Friday, January 11, 2008

One for Sorrow wins Crawford Award

The International Association for the Fantastic in the Arts reports on its newsblog that Christopher Barzak's novel One for Sorrow (Bantam Spectra), about a ghost-haunted high-school student, has won this year's Crawford Award for best first fantasy book. Runners-up include Laird Barron's story collection The Imago Sequence (Night Shade); Ron Currie Jr.'s novel God Is Dead (Viking); Ellen Klages' story collection Portable Childhoods (Tachyon); and Ysabeau Wilce's young-adult novel Flora Segunda (Harcort).

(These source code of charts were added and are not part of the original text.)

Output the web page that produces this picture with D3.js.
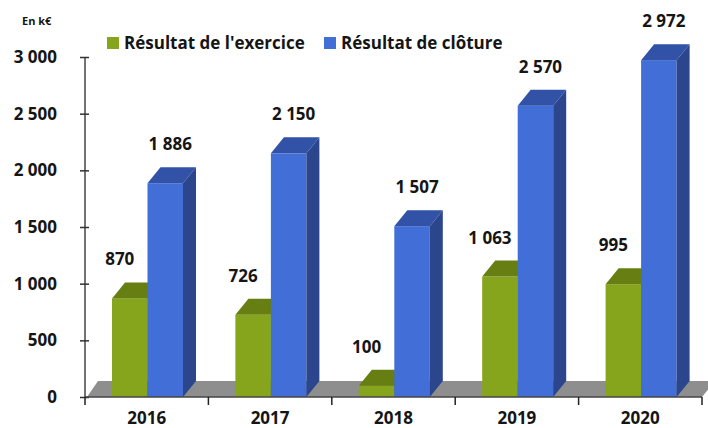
<!DOCTYPE html>
<html>
<head>
<meta charset="utf-8">
<script src="https://cdn.jsdelivr.net/npm/d3@7"></script>
<style>
  body { margin: 0; background: #fff; }
  text { font-family: 'Open Sans', 'Liberation Sans', sans-serif; font-weight: bold; fill: #151515; }
</style>
</head>
<body>
<svg id="chart" width="708" height="428"></svg>
<script>
const years = ['2016', '2017', '2018', '2019', '2020'];
const seriesNames = ["Résultat de l'exercice", 'Résultat de clôture'];
const exercice = [870, 726, 100, 1063, 995];
const cloture = [1886, 2150, 1507, 2570, 2972];
const yTicks = [0, 500, 1000, 1500, 2000, 2500, 3000];

const colors = [
  { front: '#86a51c', top: '#677e12', side: '#5a6e10' },
  { front: '#426ed8', top: '#3152a6', side: '#2b468c' }
];

const svg = d3.select('#chart'),
  margin = { top: 57, right: 6, bottom: 31, left: 85 },
  width = +svg.attr('width'),
  height = +svg.attr('height');

const depth = { dx: 13, dy: -16 };
const fmt = v => d3.format(',')(v).replace(/,/g, ' ');

const x = d3.scaleBand().domain(years).range([margin.left, width - margin.right]);
const xs = d3.scaleBand().domain(seriesNames).range([27, 98]);
const y = d3.scaleLinear().domain([0, 3000]).range([height - margin.bottom, margin.top]);

const y0 = y(0);

// floor
svg.append('path')
  .attr('fill', '#8e8e8e')
  .attr('d', `M${x.range()[0] + 2},${y0} L${x.range()[1]},${y0} L${x.range()[1] + depth.dx},${y0 + depth.dy} L${x.range()[0] + depth.dx},${y0 + depth.dy} Z`);

// bars
const rows = years.map((yr, i) => ({ year: yr, values: [exercice[i], cloture[i]] }));

const groups = svg.append('g').selectAll('g')
  .data(rows)
  .join('g')
  .attr('transform', d => `translate(${x(d.year)},0)`);

groups.each(function (d) {
  const g = d3.select(this);
  d.values.forEach((v, k) => {
    const bx = xs(seriesNames[k]), bw = xs.bandwidth(), top = y(v);
    const c = colors[k];
    g.append('rect').attr('x', bx).attr('y', top).attr('width', bw).attr('height', y0 - top).attr('fill', c.front);
    g.append('path').attr('fill', c.top)
      .attr('d', `M${bx},${top} L${bx + depth.dx},${top + depth.dy} L${bx + bw + depth.dx},${top + depth.dy} L${bx + bw},${top} Z`);
    g.append('path').attr('fill', c.side)
      .attr('d', `M${bx + bw},${top} L${bx + bw + depth.dx},${top + depth.dy} L${bx + bw + depth.dx},${y0 + depth.dy} L${bx + bw},${y0} Z`);
  });
});

// value labels
groups.each(function (d) {
  const g = d3.select(this);
  d.values.forEach((v, k) => {
    const cx = xs(seriesNames[k]) + xs.bandwidth() / 2 + (k === 0 ? -10 : 5);
    g.append('text')
      .attr('x', cx)
      .attr('y', y(v) - 33)
      .attr('text-anchor', 'middle')
      .attr('font-size', 17)
      .text(fmt(v));
  });
});

// y axis
const yAxis = svg.append('g')
  .attr('transform', `translate(${margin.left},0)`)
  .call(d3.axisLeft(y).tickValues(yTicks).tickFormat(fmt).tickSize(5).tickPadding(23));
yAxis.select('.domain').attr('stroke', '#444').attr('stroke-width', 1.5).attr('d', `M0,${y(3000)}V${y0}`);
yAxis.selectAll('.tick line').attr('x1', 4).attr('x2', -5).attr('stroke', '#333').attr('stroke-width', 1.5);
yAxis.selectAll('.tick text').attr('font-size', 17).attr('font-family', null).attr('fill', null);

// x axis
const xAxis = svg.append('g');
xAxis.append('line')
  .attr('x1', x.range()[0]).attr('x2', x.range()[1])
  .attr('y1', y0).attr('y2', y0)
  .attr('stroke', '#444').attr('stroke-width', 1.5);
xAxis.selectAll('line.tk')
  .data(years.map(d => x(d)).concat([x.range()[1]]))
  .join('line')
  .attr('class', 'tk')
  .attr('x1', d => d).attr('x2', d => d)
  .attr('y1', y0).attr('y2', y0 + 8)
  .attr('stroke', '#222').attr('stroke-width', 1.5);
xAxis.selectAll('text')
  .data(years)
  .join('text')
  .attr('x', d => x(d) + x.bandwidth() / 2)
  .attr('y', height - 4)
  .attr('text-anchor', 'middle')
  .attr('font-size', 17)
  .text(d => d);

// unit
svg.append('text').attr('x', 22).attr('y', 25).attr('font-size', 11).text('En k€');

// legend
const legendX = [107, 324];
const legend = svg.append('g').selectAll('g')
  .data(seriesNames)
  .join('g')
  .attr('transform', (d, i) => `translate(${legendX[i]},37)`);
legend.append('rect').attr('width', 12).attr('height', 12).attr('fill', (d, i) => colors[i].front);
legend.append('text').attr('x', 17).attr('y', 12).attr('font-size', 17).text(d => d);
</script>
</body>
</html>
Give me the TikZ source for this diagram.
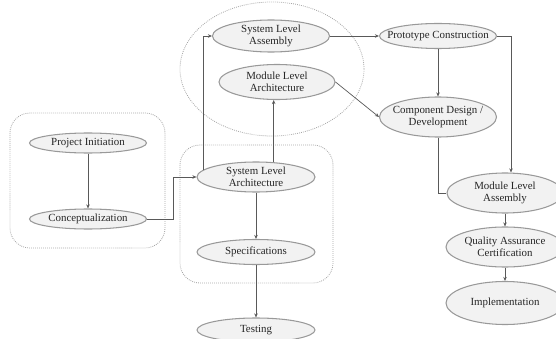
\documentclass[tikz,border=0pt]{standalone}
\usepackage{fontspec}
\setmainfont{Liberation Serif}
\usetikzlibrary{shapes.geometric,positioning,arrows.meta}

\begin{document}
\begin{tikzpicture}[x=0.03cm, y=-0.03cm,
  phase/.style={draw=gray!80, line width=0.9pt, ellipse, fill=gray!10, inner sep=-20pt, minimum width=3.51cm, font=\fontsize{9.3}{10.5}\selectfont, text=black!85, align=center},
  flow/.style={-{Stealth[length=3.5pt, width=3pt]}, line width=0.6pt, draw=black!65},
  link/.style={line width=0.6pt, draw=black!65},
  group/.style={densely dotted, gray!70, line width=0.7pt},
]
  \useasboundingbox (0,0) rectangle (556,339);

  % Groups
  \draw[group, rounded corners=0.6cm] (10,113) rectangle (165,248);
  \draw[group, rounded corners=0.6cm] (180,145) rectangle (333,283);
  \draw[group] (272,69) ellipse [x radius=2.76cm, y radius=2.01cm];

  % Phases
  \node[phase, minimum height=0.6cm] (init) at (88,143) {Project Initiation};
  \node[phase, minimum height=0.6cm] (concept) at (88,219) {Conceptualization};
  \node[phase, minimum height=0.9cm, minimum width=3.54cm] (sysarch) at (256,177) {System Level\\Architecture};
  \node[phase, minimum height=0.75cm, minimum width=3.54cm] (specs) at (256,252) {Specifications};
  \node[phase, minimum height=0.72cm, minimum width=3.54cm] (testing) at (256,330) {Testing};
  \node[phase, minimum height=0.96cm] (sysasm) at (271,36) {System Level\\Assembly};
  \node[phase, minimum height=1.05cm, minimum width=3.48cm] (modarch) at (277,82) {Module Level\\Architecture};
  \node[phase, minimum height=0.75cm] (proto) at (438,36) {Prototype Construction};
  \node[phase, minimum height=1.2cm] (compdes) at (438,117) {Component Design /\\Development};
  \node[phase, minimum height=1.2cm, minimum width=3.48cm] (modasm) at (505,193) {Module Level\\Assembly};
  \node[phase, minimum height=1.2cm, minimum width=3.54cm] (qa) at (505,247) {Quality Assurance\\Certification};
  \node[phase, minimum height=1.29cm, minimum width=3.54cm] (impl) at (505,303) {Implementation};

  % Connectors
  \draw[flow] (init) -- (concept);
  \draw[flow] (concept.east) -- ++(26,0) |- (sysarch);
  \draw[flow] (sysarch) -- (specs);
  \draw[flow] (specs) -- (testing);
  \draw[flow] (sysarch.172) |- (sysasm);
  \draw[flow] (sysarch.40) -- (sysarch.40 |- modarch.south);
  \draw[flow] (sysasm) -- (proto);
  \draw[flow] (modarch.east) -- (compdes.west);
  \draw[flow] (proto) -- (compdes);
  \draw[flow] (proto) -| ([xshift=0.18cm]modasm.north);
  \draw[link] (compdes) |- (modasm);
  \draw[flow] (modasm) -- (qa);
  \draw[flow] (qa) -- (impl);

\end{tikzpicture}
\end{document}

Portable Childhoods includes Klages' story "In the House of the Seven Librarians," which is in our Year's Best Fantasy & Horror volume; Flora Segunda is set in the same world as Wilce's story "The Lineaments of Gratified Desire," which is in our Year's Best Fantasy & Horror volume as well; and one of this year's Crawford Award judges was Kelly Link, author of Magic for Beginners and a co-editor of our Year's Best Fantasy & Horror volume.

A good reading list (once you're done with this semester's texts, of course) is the lineup of past Crawford Award winners, here at Locus Online. The 2007 winner, not let added to this list, is M. Rickert's story collection Map of Dreams. (A Rickert story is in our Year's Best Fantasy & Horror volume, too.)